According to IUMI, the past three years have seen the frequency of total losses within the global fleet stabilise at 0.13% by number (0.05% by tonnage). This is largely attributable to an improved safety climate, improvements in naval architecture and marine engineering; and more effective regulation.
“All hull markets acknowledge the severe volatility inherent in a typical international hull portfolio,” IUMI Ocean Hull Committee chair Mark Edmondson said. “Although the financial impact of major casualties was modest recently, increasing values of single risks bear the potential risk of new record losses, and attritional losses are a growing concern.”
IUMI also expressed its concern about advances in digital applications involved with naval architecture and the operation of vessels. There is evidence that the frequency of collisions is increasing, possibly resulting from the introduction of modern technology, it said.
With an abundance of capacity, IUMI said the marine cargo insurance market is improving and stabilising but remains highly competitive.
IUMI outlined the many challenges facing the line, which include:
IUMI Cargo Committee chair Sean Dalton, meanwhile, said cargo underwriters are being stretched to evolve and improve cargo insurance policies.
“As underwriters, we are being challenged to improve our approach and utilise tools such as third-party data, sensor technology and predictive analytics,” he said.

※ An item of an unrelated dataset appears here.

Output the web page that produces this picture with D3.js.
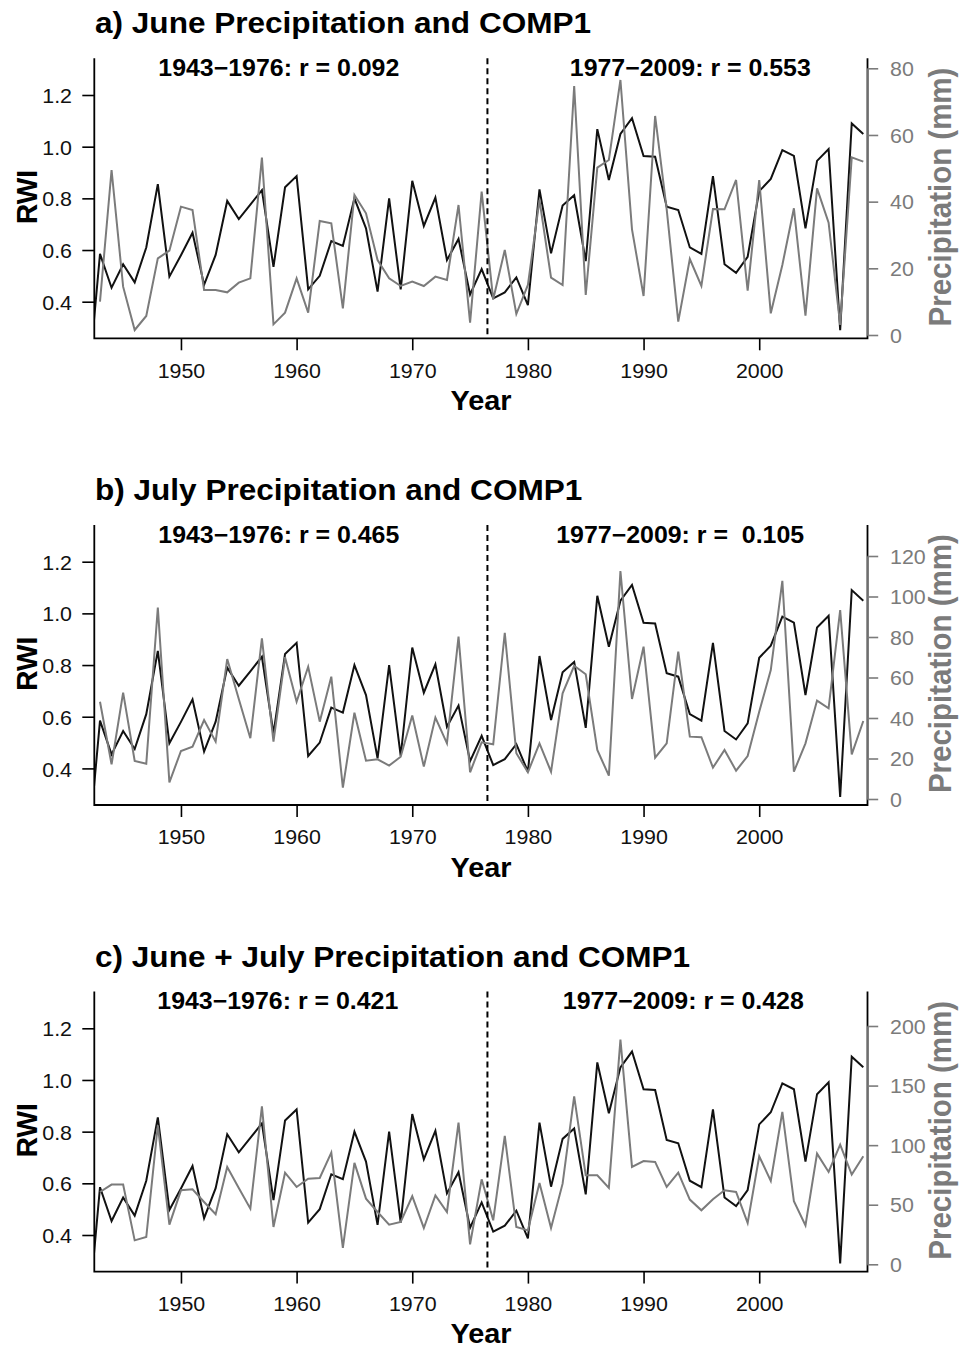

“Cyber is also a concern,” he noted. “Most policies remain silent on cyber issues, but the recent Maersk NotPetya attack highlights potential exposures and consequences. Policies that raise the greatest potential risks include Freight Forward Liability covers such as NVOCC Legal Liability, Indirect Air Carrier Liability and Errors and Omissions.”
IUMI also said 2017 saw the worst natural catastrophe losses in history for the property and casualty (P&C) insurance sector – these were caused by hurricanes Harvey, Irma, Nate and Maria, the earthquake in Mexico, monsoons in Bangladesh, storms in Durban and wildfires in California.
Additionally, a 25% increase in the oil price saw an upturn in offshore exploration activity, which is starting to impact positively on the offshore energy insurance sector.
“Attritional losses continued to track at a low rate due to reduced activity and improved health and safety practices,” it added. “But this might reverse as rigs are reactivated.”